Retype each line of the material exactly, please, skipping any picture in it.

> GIVEN INFORMATION
..............................

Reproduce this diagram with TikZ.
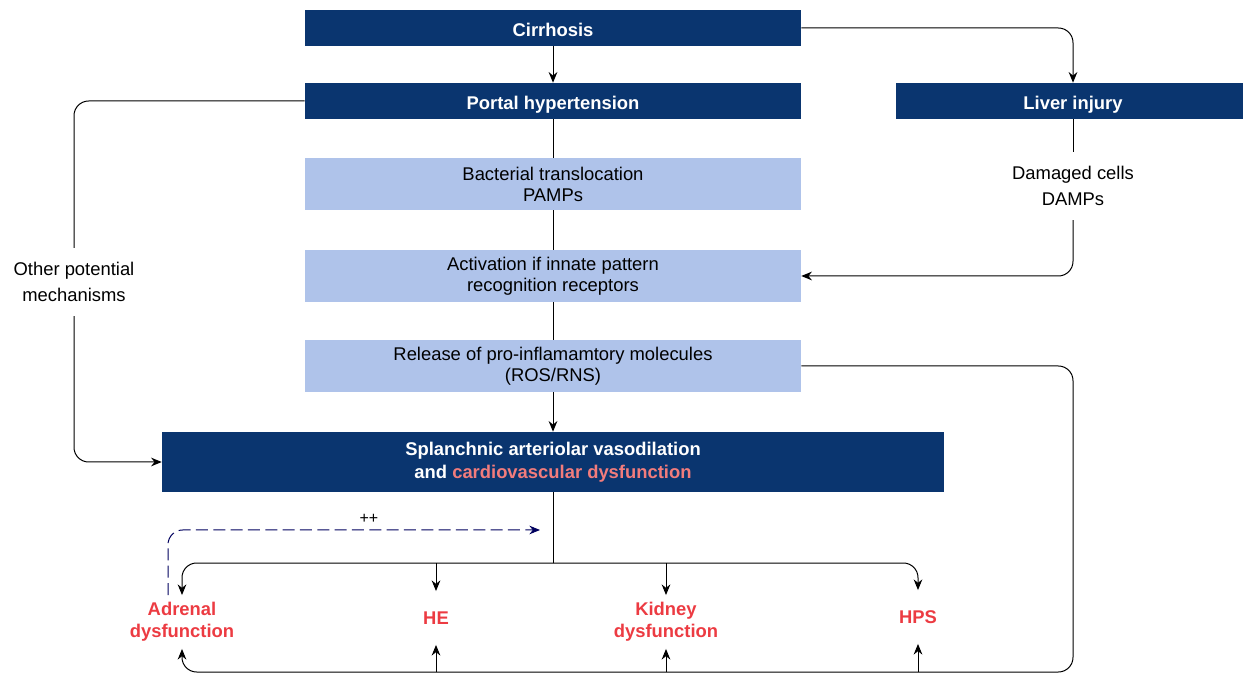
\documentclass[tikz,border=0pt]{standalone}
\usepackage{fontspec}
\setmainfont{Liberation Sans}
\usetikzlibrary{arrows.meta}

\definecolor{azulosc}{HTML}{0A356F}
\definecolor{azulclaro}{HTML}{AFC3EA}
\definecolor{salmon}{HTML}{F27C7C}
\definecolor{rojoet}{HTML}{EC3B42}
\definecolor{azuldisc}{HTML}{00005E}

\tikzset{
  caja/.style={fill=azulosc, text=white, inner sep=0pt, align=center,
    minimum width=372pt, minimum height=27pt,
    font=\fontsize{13.8}{17.25}\selectfont\bfseries},
  cajauna/.style={caja, text height=13pt, text depth=0pt},
  cajaclara/.style={fill=azulclaro, inner sep=0pt, align=center,
    minimum width=372pt, minimum height=39pt,
    font=\fontsize{13.8}{15.75}\selectfont},
  texto/.style={align=center, inner xsep=2pt, inner ysep=10.5pt,
    font=\fontsize{13.8}{19.5}\selectfont},
  etiqueta/.style={text=rojoet, align=center, inner sep=0pt,
    minimum height=40pt, font=\fontsize{13.8}{16.5}\selectfont\bfseries},
  linea/.style={line width=0.75pt, rounded corners=11pt},
  flecha/.style={linea, -{Stealth[length=8pt,width=6.5pt]}},
  discont/.style={flecha, azuldisc, dash pattern=on 9pt off 4pt}
}

\begin{document}
\begin{tikzpicture}[x=0.75pt, y=-0.75pt]
    % Marco del dibujo
    \useasboundingbox (0,0) rectangle (1243,673);

    % Cajas principales (azul oscuro)
    \node[cajauna] (cirr) at (553,28) {Cirrhosis};
    \node[cajauna] (portal) at (553,101) {Portal hypertension};
    \node[cajauna, minimum width=265.5pt] (liver) at (1073,101) {Liver injury};

    % Cajas intermedias (azul claro)
    \node[cajaclara] (bact) at (553,184) {Bacterial translocation\\PAMPs};
    \node[cajaclara] (activ) at (553,276) {Activation if innate pattern\\recognition receptors};
    \node[cajaclara] (release) at (553,366) {Release of pro-inflamamtory molecules\\(ROS/RNS)};

    % Caja grande
    \node[caja, minimum width=586.5pt, minimum height=45pt] (splan) at (553,462)
        {Splanchnic arteriolar vasodilation\\and \textcolor{salmon}{cardiovascular dysfunction}};

    % Textos sueltos
    \node[texto] (damp) at (1073,186) {Damaged cells\\DAMPs};
    \node[texto] (otros) at (74,282) {Other potential\\mechanisms};

    % Etiquetas rojas de abajo
    \node[etiqueta] (adrenal) at (182,622) {Adrenal\\dysfunction};
    \node[etiqueta] (he) at (436,618) {HE};
    \node[etiqueta] (kidney) at (666,622) {Kidney\\dysfunction};
    \node[etiqueta] (hps) at (918,617) {HPS};

    % Puntos auxiliares
    \coordinate (rama) at (553,563);
    \coordinate (abajo) at (1073,672);
    \coordinate (masmas) at (540,530);

    % Cadena central
    \draw[flecha] (cirr) -- (portal);
    \draw[linea] (portal) -- (bact);
    \draw[linea] (bact) -- (activ);
    \draw[linea] (activ) -- (release);
    \draw[flecha] (release) -- (splan);

    % Rama del higado
    \draw[flecha] (cirr.east) -| (liver.north);
    \draw[linea] (liver) -- (damp);
    \draw[flecha] (damp.south) |- (activ.east);

    % Otros mecanismos
    \draw[linea] (portal.west) -| (otros.north);
    \draw[flecha] (otros.south) |- (splan.west);

    % Reparto hacia los organos
    \draw[linea] (splan.south) -- (rama);
    \draw[flecha] (rama) -| (adrenal.north);
    \draw[flecha] (rama) -| (hps.north);
    \draw[flecha] (he.north |- rama) -- (he.north);
    \draw[flecha] (kidney.north |- rama) -- (kidney.north);

    % Retorno desde las moleculas
    \draw[flecha] (release.east) -| (abajo) -| (adrenal.south);
    \draw[flecha] (he.south |- abajo) -- (he.south);
    \draw[flecha] (kidney.south |- abajo) -- (kidney.south);
    \draw[flecha] (hps.south |- abajo) -- (hps.south);

    % Flecha discontinua
    \draw[discont] ([xshift=-10.5pt]adrenal.north) |- node[pos=0.77, above=1pt, text=black,
        font=\fontsize{12}{14}\selectfont] {++} (masmas);
\end{tikzpicture}
\end{document}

..............................

> THE REPLY
Reproduce this diagram with TikZ.
\documentclass[tikz,border=0pt]{standalone}
\usepackage{fontspec}
\setmainfont{Liberation Sans}
\usetikzlibrary{arrows.meta}

\definecolor{azulosc}{HTML}{0A356F}
\definecolor{azulclaro}{HTML}{AFC3EA}
\definecolor{salmon}{HTML}{F27C7C}
\definecolor{rojoet}{HTML}{EC3B42}
\definecolor{azuldisc}{HTML}{00005E}

\tikzset{
  caja/.style={fill=azulosc, text=white, inner sep=0pt, align=center,
    minimum width=372pt, minimum height=27pt,
    font=\fontsize{13.8}{17.25}\selectfont\bfseries},
  cajauna/.style={caja, text height=13pt, text depth=0pt},
  cajaclara/.style={fill=azulclaro, inner sep=0pt, align=center,
    minimum width=372pt, minimum height=39pt,
    font=\fontsize{13.8}{15.75}\selectfont},
  texto/.style={align=center, inner xsep=2pt, inner ysep=10.5pt,
    font=\fontsize{13.8}{19.5}\selectfont},
  etiqueta/.style={text=rojoet, align=center, inner sep=0pt,
    minimum height=40pt, font=\fontsize{13.8}{16.5}\selectfont\bfseries},
  linea/.style={line width=0.75pt, rounded corners=11pt},
  flecha/.style={linea, -{Stealth[length=8pt,width=6.5pt]}},
  discont/.style={flecha, azuldisc, dash pattern=on 9pt off 4pt}
}

\begin{document}
\begin{tikzpicture}[x=0.75pt, y=-0.75pt]
    % Marco del dibujo
    \useasboundingbox (0,0) rectangle (1243,673);

    % Cajas principales (azul oscuro)
    \node[cajauna] (cirr) at (553,28) {Cirrhosis};
    \node[cajauna] (portal) at (553,101) {Portal hypertension};
    \node[cajauna, minimum width=265.5pt] (liver) at (1073,101) {Liver injury};

    % Cajas intermedias (azul claro)
    \node[cajaclara] (bact) at (553,184) {Bacterial translocation\\PAMPs};
    \node[cajaclara] (activ) at (553,276) {Activation if innate pattern\\recognition receptors};
    \node[cajaclara] (release) at (553,366) {Release of pro-inflamamtory molecules\\(ROS/RNS)};

    % Caja grande
    \node[caja, minimum width=586.5pt, minimum height=45pt] (splan) at (553,462)
        {Splanchnic arteriolar vasodilation\\and \textcolor{salmon}{cardiovascular dysfunction}};

    % Textos sueltos
    \node[texto] (damp) at (1073,186) {Damaged cells\\DAMPs};
    \node[texto] (otros) at (74,282) {Other potential\\mechanisms};

    % Etiquetas rojas de abajo
    \node[etiqueta] (adrenal) at (182,622) {Adrenal\\dysfunction};
    \node[etiqueta] (he) at (436,618) {HE};
    \node[etiqueta] (kidney) at (666,622) {Kidney\\dysfunction};
    \node[etiqueta] (hps) at (918,617) {HPS};

    % Puntos auxiliares
    \coordinate (rama) at (553,563);
    \coordinate (abajo) at (1073,672);
    \coordinate (masmas) at (540,530);

    % Cadena central
    \draw[flecha] (cirr) -- (portal);
    \draw[linea] (portal) -- (bact);
    \draw[linea] (bact) -- (activ);
    \draw[linea] (activ) -- (release);
    \draw[flecha] (release) -- (splan);

    % Rama del higado
    \draw[flecha] (cirr.east) -| (liver.north);
    \draw[linea] (liver) -- (damp);
    \draw[flecha] (damp.south) |- (activ.east);

    % Otros mecanismos
    \draw[linea] (portal.west) -| (otros.north);
    \draw[flecha] (otros.south) |- (splan.west);

    % Reparto hacia los organos
    \draw[linea] (splan.south) -- (rama);
    \draw[flecha] (rama) -| (adrenal.north);
    \draw[flecha] (rama) -| (hps.north);
    \draw[flecha] (he.north |- rama) -- (he.north);
    \draw[flecha] (kidney.north |- rama) -- (kidney.north);

    % Retorno desde las moleculas
    \draw[flecha] (release.east) -| (abajo) -| (adrenal.south);
    \draw[flecha] (he.south |- abajo) -- (he.south);
    \draw[flecha] (kidney.south |- abajo) -- (kidney.south);
    \draw[flecha] (hps.south |- abajo) -- (hps.south);

    % Flecha discontinua
    \draw[discont] ([xshift=-10.5pt]adrenal.north) |- node[pos=0.77, above=1pt, text=black,
        font=\fontsize{12}{14}\selectfont] {++} (masmas);
\end{tikzpicture}
\end{document}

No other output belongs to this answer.